I want my students to be at the technological frontier - effectively harnessing new innovations. While some students are already adept at using Generative AI, others express hesitation and uncertainty. Worldwide, women are 25% less likely to use these new technologies. Given that AI can massively enhance productivity and is increasingly sought by employers, such scepticism may actually hurt their job prospects.
To level the playing field, I directly incorporate Claude into my lectures. Ultimately, my goal is to demonstrate its value, build confidence, and signal permissibility.
Now let me share an example from today’s classes - respectively with undergraduates and postgraduates.
Brainstorming with AI
Today’s lecture focused on why some countries have democratised while others remain authoritarian. We explored various theories, including Sam Van Noort’s research on industrialisation and democracy. His key finding: the share of manufacturing employment is positively correlated with democratisation.
Students read this text alongside Hagen Koo’s fantastic book on the Korean workers’ movement.
Slides below
Interactive Learning with AI
Now, I want to push my students to consider how the political effects of industrialisation might be mediated by Communism.
I structured the exercise in several steps:
Paired Brainstorming: Students worked in pairs to draft essay plans on: “How might Communism affect the relationship between industrialisation and democratisation?”
Plenary Discussion: We explored their ideas as a class, with me providing feedback and further analysis.
AI Integration: I demonstrated how to pose these same questions to Claude, showing students how to:
Request specific feedback
Iterate on their ideas
Compare AI responses with their own analysis
Claude not only echoed points we had already discussed, but also added further examples and apt references. Students are then encouraged to read the recommended books!
Expanding the Discussion
Returning to my lecture slides, I shifted to contemporary challenges:
Premature deindustrialisation
Technological surveillance
After my lecture presentation, I showed my students how to ask these same questions to Claude.
“We Want to Be Masters of Technology”
By incorporating AI directly into my lectures, we can help our students:
Learn how to use AI effectively
Craft strong prompting techniques
Gain confidence through hands-on experience
Value AI as entirely legitimate.
This integration serves several purposes. In the short term, it’s a fun form of active learning: asking questions and getting immediate feedback. Students also prepare for assessments, where they have full freedom to use AI. More importantly, they develop crucial skills for the modern workplace, where AI literacy is increasingly valued.
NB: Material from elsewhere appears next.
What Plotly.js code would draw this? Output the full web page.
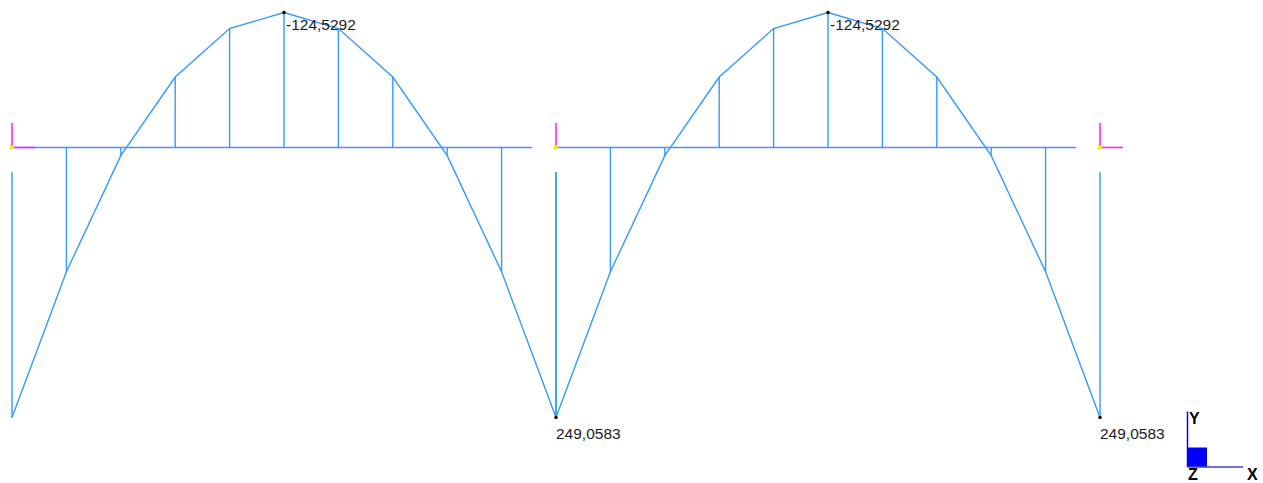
<!DOCTYPE html>
<html>
<head>
<meta charset="utf-8">
<script src="https://cdn.plot.ly/plotly-3.0.1.min.js"></script>
<style>html,body{margin:0;padding:0;background:#fff;}#chart{width:1263px;height:483px;}</style>
</head>
<body>
<div id="chart"></div>
<script>
// ---- data ----
const spanStarts = [0, 10];          // span start positions (beam units)
const spanLength = 10;
const stations = [0, 1, 2, 3, 4, 5, 6, 7, 8, 9, 10];   // positions along each span
const moments = [249.0583, 114.6, 7.5, -65.0, -109.7, -124.5292, -109.7, -65.0, 7.5, 114.6, 249.0583];
const supports = [0, 10, 20];
const maxLabel = "-124,5292";
const endLabel = "249,0583";

// ---- drawing helpers (style only) ----
const W = 1263, H = 483;
const pxPerX = 54.4, x0px = 12;
const pxPerM = 1.0841, basePx = 147.5;
const xRange = [-x0px / pxPerX, (W - x0px) / pxPerX];
const yRange = [(H - basePx) / pxPerM, -basePx / pxPerM];
const diagColor = '#3399ff';
const beamColor = '#4f8ef7';
const supportGap = 24.5 / pxPerM;        // gap below beam at support verticals
const beamEndGap = 24 / pxPerX;          // beam line stops short of next support

const traces = [];

// beam lines
const bx = [], by = [];
spanStarts.forEach(s => {
  bx.push(s, s + spanLength - beamEndGap, null);
  by.push(0, 0, null);
});
traces.push({x: bx, y: by, mode: 'lines', line: {color: beamColor, width: 1.4}, hoverinfo: 'skip'});

// moment diagram outline + hatch verticals
const dx = [], dy = [], vx = [], vy = [];
spanStarts.forEach(s => {
  stations.forEach((t, i) => {
    dx.push(s + t); dy.push(moments[i]);
    const isEnd = (i === 0 || i === stations.length - 1);
    vx.push(s + t, s + t, null);
    vy.push(isEnd ? supportGap : 0, moments[i], null);
  });
  dx.push(null); dy.push(null);
});
traces.push({x: dx, y: dy, mode: 'lines', line: {color: diagColor, width: 1.4}, hoverinfo: 'skip'});
traces.push({x: vx, y: vy, mode: 'lines', line: {color: diagColor, width: 1.4}, hoverinfo: 'skip'});

// support symbols (magenta)
const mx = [], my = [];
const symH = 24.5 / pxPerM, symW = 23 / pxPerX;
supports.forEach((s, k) => {
  mx.push(s, s, null); my.push(0, -symH, null);
  if (k !== 1) { mx.push(s, s + symW, null); my.push(0, 0, null); }
});
traces.push({x: mx, y: my, mode: 'lines', line: {color: '#ff22ff', width: 1.6}, hoverinfo: 'skip'});
traces.push({x: supports, y: supports.map(() => 0), mode: 'markers',
  marker: {symbol: 'square', size: 4, color: '#f0f000'}, hoverinfo: 'skip'});

// label points
const midIdx = moments.indexOf(Math.min(...moments));
const lblX = [spanStarts[0] + stations[midIdx], spanStarts[1] + stations[midIdx], supports[1], supports[2]];
const lblY = [moments[midIdx], moments[midIdx], moments[moments.length - 1], moments[moments.length - 1]];
traces.push({x: lblX, y: lblY, mode: 'markers', marker: {size: 3.5, color: '#000'}, hoverinfo: 'skip'});

const font = {family: 'Liberation Sans, Arial, sans-serif', size: 15.5, color: '#1a1a1a'};
const annotations = [];
[0, 1].forEach(k => annotations.push({x: lblX[k], y: lblY[k], xref: 'x', yref: 'y', text: maxLabel,
  showarrow: false, xanchor: 'left', yanchor: 'middle', xshift: 0, yshift: -11.5, font: font}));
[2, 3].forEach(k => annotations.push({x: lblX[k], y: lblY[k], xref: 'x', yref: 'y', text: endLabel,
  showarrow: false, xanchor: 'left', yanchor: 'middle', xshift: -2, yshift: -15.5, font: font}));

// coordinate triad (paper coords from pixels)
const px = v => v / W, py = v => 1 - v / H;
const shapes = [
  {type: 'rect', xref: 'paper', yref: 'paper', x0: px(1187.5), x1: px(1207), y0: py(467), y1: py(447.5),
   fillcolor: '#0000ff', line: {width: 0}},
  {type: 'line', xref: 'paper', yref: 'paper', x0: px(1187.5), x1: px(1187.5), y0: py(467), y1: py(411.5),
   line: {color: '#0000ee', width: 1.5}},
  {type: 'line', xref: 'paper', yref: 'paper', x0: px(1187.5), x1: px(1243), y0: py(467), y1: py(467),
   line: {color: '#4040c8', width: 1.5}}
];
const tf = {family: 'Liberation Sans, Arial, sans-serif', size: 16, color: '#000', weight: 'bold'};
[['Y', 1194, 418.5], ['Z', 1193, 474.5], ['X', 1252, 474.5]].forEach(([t, x, y]) =>
  annotations.push({xref: 'paper', yref: 'paper', x: px(x), y: py(y), text: '<b>' + t + '</b>',
    showarrow: false, xanchor: 'center', yanchor: 'middle', borderpad: 0, font: tf}));

const layout = {
  width: W, height: H,
  margin: {l: 0, r: 0, t: 0, b: 0, pad: 0},
  paper_bgcolor: '#fff', plot_bgcolor: '#fff',
  showlegend: false,
  xaxis: {range: xRange, visible: false, showgrid: false, zeroline: false, fixedrange: true},
  yaxis: {range: yRange, visible: false, showgrid: false, zeroline: false, fixedrange: true},
  annotations: annotations,
  shapes: shapes
};
Plotly.newPlot('chart', traces, layout, {displayModeBar: false, staticPlot: true});
</script>
</body>
</html>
Frankly, I want all my students to be at the technological frontier - whether they are strengthening ‘digital democracy’ or pursuing careers in Law. If Britain wants to ramp up productivity or pioneer AI safety, we need to be technologically savvy. Universities - as centres of learning - can serve as powerful catalysts, enabling students to leverage AI to push the boundaries of innovation.
Finally, because learning is fundamentally a collective endeavour, sharing and learning from each other, we all went out for dinner. And took over an entire restaurant! 😀
It looks to me like AI will be able to create up-to-date textbooks in any subject on demand. The AI samples you gave read very much like summaries and bullet points from a textbook. I'm not a scientist, I''m a philosopher who has decided to stay away from AI. I've queried Chat GPT on some philosophical subjects and I admit to being impressed. But for me my journey of understanding involves reading lots and lots of books by contemporary and ancient philosophers and then going my own way. It seems that AI is not a real voice, but more like a handy summary of all the voices out there. In my opinion nothing takes the place of actually reading the books, but I don't mean textbooks, I mean books written by philosophers.
The only downside I see is having to verify everything to sort out what’s a hallucination and what’s not. So long as it’s only one source of information in the study practice, it could be helpful.